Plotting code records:
↓

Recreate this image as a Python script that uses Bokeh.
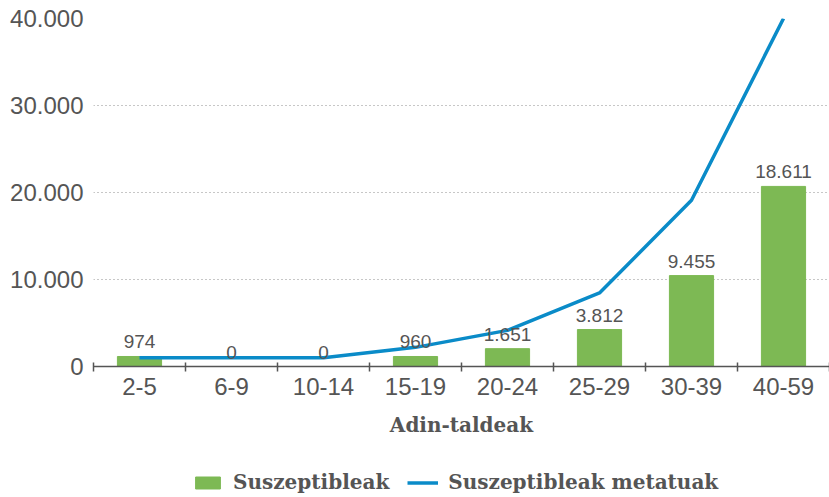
from bokeh.plotting import figure
from bokeh.models import (ColumnDataSource, Range1d, FixedTicker, Legend, LegendItem)
from bokeh.layouts import column
from bokeh.embed import file_html
from bokeh.resources import INLINE
from bokeh.core.properties import value

categories = ["2-5", "6-9", "10-14", "15-19", "20-24", "25-29", "30-39", "40-59"]
bar_values = [1150, 0, 0, 1150, 2050, 4250, 10450, 20700]
bar_labels = ["974", "0", "0", "960", "1.651", "3.812", "9.455", "18.611"]
line_values = [1000, 1000, 1000, 2200, 4150, 8450, 19100, 40000]
y_ticks = [0, 10000, 20000, 30000, 40000]
y_tick_labels = ["0", "10.000", "20.000", "30.000", "40.000"]
series_names = ["Suszeptibleak", "Suszeptibleak metatuak"]

BAR_COLOR = "#7db954"
LINE_COLOR = "#0a8bc8"
TXT = "#555555"

xs = [i + 0.5 for i in range(len(categories))]
src = ColumnDataSource(dict(x=xs, bar=bar_values, lab=bar_labels, line=line_values))

p = figure(width=829, height=450, output_backend="svg", toolbar_location=None,
           x_range=Range1d(0, len(categories)), y_range=Range1d(0, 40000),
           min_border_left=93, min_border_right=0, min_border_top=18,
           min_border_bottom=84)
p.outline_line_color = None
p.background_fill_color = "white"

bars = p.vbar(x="x", top="bar", width=0.48, source=src, color=BAR_COLOR)
ln = p.line(x="x", y="line", source=src, line_color=LINE_COLOR, line_width=3.5)
p.text(x="x", y="bar", text="lab", source=src, text_align="center",
       text_baseline="bottom", y_offset=-8, text_color=TXT,
       text_font=value("Liberation Sans"), text_font_size="19px")

# x axis
xt = FixedTicker(ticks=xs, minor_ticks=list(range(len(categories) + 1)))
p.xaxis.ticker = xt
p.xaxis.major_label_overrides = {x: c for x, c in zip(xs, categories)}
p.xaxis.major_tick_line_color = None
p.xaxis.minor_tick_line_color = "#555555"
p.xaxis.minor_tick_line_width = 1.5
p.xaxis.minor_tick_in = 4
p.xaxis.minor_tick_out = 5
p.xaxis.axis_line_color = "#555555"
p.xaxis.axis_line_width = 1.5
p.xaxis.major_label_text_font = "Liberation Sans"
p.xaxis.major_label_text_font_size = "24px"
p.xaxis.major_label_text_color = TXT
p.xaxis.major_label_standoff = 5
p.xaxis.axis_label = "Adin-taldeak"
p.xaxis.axis_label_text_font = "DejaVu Serif"
p.xaxis.axis_label_text_font_style = "bold"
p.xaxis.axis_label_text_font_size = "20px"
p.xaxis.axis_label_text_color = TXT
p.xaxis.axis_label_standoff = 15

# y axis
p.yaxis.ticker = FixedTicker(ticks=y_ticks)
p.yaxis.major_label_overrides = {t: l for t, l in zip(y_ticks, y_tick_labels)}
p.yaxis.axis_line_color = None
p.yaxis.major_tick_line_color = None
p.yaxis.minor_tick_line_color = None
p.yaxis.major_label_text_font = "Liberation Sans"
p.yaxis.major_label_text_font_size = "24px"
p.yaxis.major_label_text_color = TXT
p.yaxis.major_label_standoff = 4

p.xgrid.grid_line_color = None
p.ygrid.ticker = FixedTicker(ticks=y_ticks[1:])
p.ygrid.grid_line_color = "#8f8f8f"
p.ygrid.grid_line_dash = "1 3"
p.ygrid.grid_line_width = 1.2

# legend strip below the chart (hidden copies of the series supply the swatches)
lf = figure(width=829, height=47, output_backend="svg", toolbar_location=None,
            x_range=Range1d(0, 1), y_range=Range1d(0, 1), min_border=0)
lf.axis.visible = False
lf.grid.visible = False
lf.outline_line_color = None
lb = lf.vbar(x="x", top="bar", width=0.48, source=src, color=BAR_COLOR, visible=False)
ll = lf.line(x="x", y="line", source=src, line_color=LINE_COLOR, line_width=3.5,
             visible=False)
legend = Legend(items=[LegendItem(label=series_names[0], renderers=[lb]),
                       LegendItem(label=series_names[1], renderers=[ll])],
                orientation="horizontal", location=(99, 3),
                label_text_font="DejaVu Serif", label_text_font_style="bold",
                label_text_font_size="20px", label_text_color=TXT,
                glyph_width=31, glyph_height=15, label_standoff=10, spacing=18,
                border_line_color=None, background_fill_alpha=0,
                inactive_fill_alpha=0, padding=0, margin=0)
lf.add_layout(legend, "center")

open("out.html", "w").write(file_html(column(p, lf, spacing=0), INLINE))
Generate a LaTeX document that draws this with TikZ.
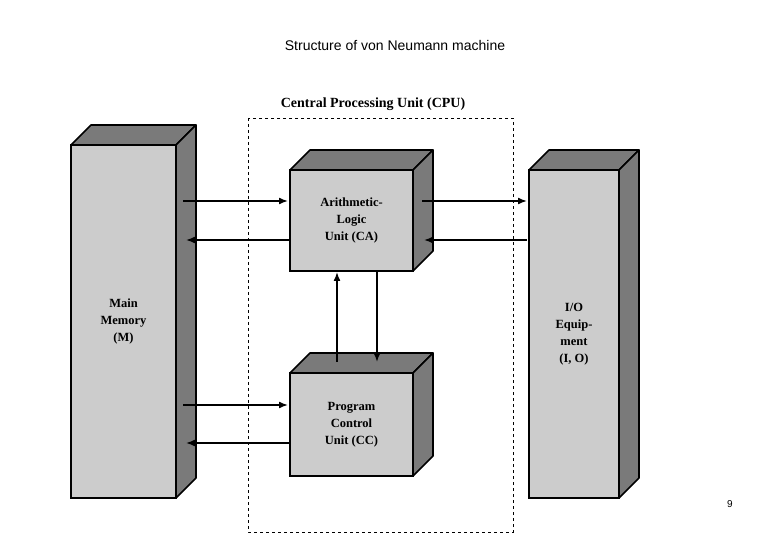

↑

Exercise goal
Restate the entire listing word for word, excluding pictures.

In response
Recreate this image as a Python script that uses Bokeh.
from bokeh.plotting import figure
from bokeh.models import (ColumnDataSource, Range1d, FixedTicker, Legend, LegendItem)
from bokeh.layouts import column
from bokeh.embed import file_html
from bokeh.resources import INLINE
from bokeh.core.properties import value

categories = ["2-5", "6-9", "10-14", "15-19", "20-24", "25-29", "30-39", "40-59"]
bar_values = [1150, 0, 0, 1150, 2050, 4250, 10450, 20700]
bar_labels = ["974", "0", "0", "960", "1.651", "3.812", "9.455", "18.611"]
line_values = [1000, 1000, 1000, 2200, 4150, 8450, 19100, 40000]
y_ticks = [0, 10000, 20000, 30000, 40000]
y_tick_labels = ["0", "10.000", "20.000", "30.000", "40.000"]
series_names = ["Suszeptibleak", "Suszeptibleak metatuak"]

BAR_COLOR = "#7db954"
LINE_COLOR = "#0a8bc8"
TXT = "#555555"

xs = [i + 0.5 for i in range(len(categories))]
src = ColumnDataSource(dict(x=xs, bar=bar_values, lab=bar_labels, line=line_values))

p = figure(width=829, height=450, output_backend="svg", toolbar_location=None,
           x_range=Range1d(0, len(categories)), y_range=Range1d(0, 40000),
           min_border_left=93, min_border_right=0, min_border_top=18,
           min_border_bottom=84)
p.outline_line_color = None
p.background_fill_color = "white"

bars = p.vbar(x="x", top="bar", width=0.48, source=src, color=BAR_COLOR)
ln = p.line(x="x", y="line", source=src, line_color=LINE_COLOR, line_width=3.5)
p.text(x="x", y="bar", text="lab", source=src, text_align="center",
       text_baseline="bottom", y_offset=-8, text_color=TXT,
       text_font=value("Liberation Sans"), text_font_size="19px")

# x axis
xt = FixedTicker(ticks=xs, minor_ticks=list(range(len(categories) + 1)))
p.xaxis.ticker = xt
p.xaxis.major_label_overrides = {x: c for x, c in zip(xs, categories)}
p.xaxis.major_tick_line_color = None
p.xaxis.minor_tick_line_color = "#555555"
p.xaxis.minor_tick_line_width = 1.5
p.xaxis.minor_tick_in = 4
p.xaxis.minor_tick_out = 5
p.xaxis.axis_line_color = "#555555"
p.xaxis.axis_line_width = 1.5
p.xaxis.major_label_text_font = "Liberation Sans"
p.xaxis.major_label_text_font_size = "24px"
p.xaxis.major_label_text_color = TXT
p.xaxis.major_label_standoff = 5
p.xaxis.axis_label = "Adin-taldeak"
p.xaxis.axis_label_text_font = "DejaVu Serif"
p.xaxis.axis_label_text_font_style = "bold"
p.xaxis.axis_label_text_font_size = "20px"
p.xaxis.axis_label_text_color = TXT
p.xaxis.axis_label_standoff = 15

# y axis
p.yaxis.ticker = FixedTicker(ticks=y_ticks)
p.yaxis.major_label_overrides = {t: l for t, l in zip(y_ticks, y_tick_labels)}
p.yaxis.axis_line_color = None
p.yaxis.major_tick_line_color = None
p.yaxis.minor_tick_line_color = None
p.yaxis.major_label_text_font = "Liberation Sans"
p.yaxis.major_label_text_font_size = "24px"
p.yaxis.major_label_text_color = TXT
p.yaxis.major_label_standoff = 4

p.xgrid.grid_line_color = None
p.ygrid.ticker = FixedTicker(ticks=y_ticks[1:])
p.ygrid.grid_line_color = "#8f8f8f"
p.ygrid.grid_line_dash = "1 3"
p.ygrid.grid_line_width = 1.2

# legend strip below the chart (hidden copies of the series supply the swatches)
lf = figure(width=829, height=47, output_backend="svg", toolbar_location=None,
            x_range=Range1d(0, 1), y_range=Range1d(0, 1), min_border=0)
lf.axis.visible = False
lf.grid.visible = False
lf.outline_line_color = None
lb = lf.vbar(x="x", top="bar", width=0.48, source=src, color=BAR_COLOR, visible=False)
ll = lf.line(x="x", y="line", source=src, line_color=LINE_COLOR, line_width=3.5,
             visible=False)
legend = Legend(items=[LegendItem(label=series_names[0], renderers=[lb]),
                       LegendItem(label=series_names[1], renderers=[ll])],
                orientation="horizontal", location=(99, 3),
                label_text_font="DejaVu Serif", label_text_font_style="bold",
                label_text_font_size="20px", label_text_color=TXT,
                glyph_width=31, glyph_height=15, label_standoff=10, spacing=18,
                border_line_color=None, background_fill_alpha=0,
                inactive_fill_alpha=0, padding=0, margin=0)
lf.add_layout(legend, "center")

open("out.html", "w").write(file_html(column(p, lf, spacing=0), INLINE))
Generate a LaTeX document that draws this with TikZ.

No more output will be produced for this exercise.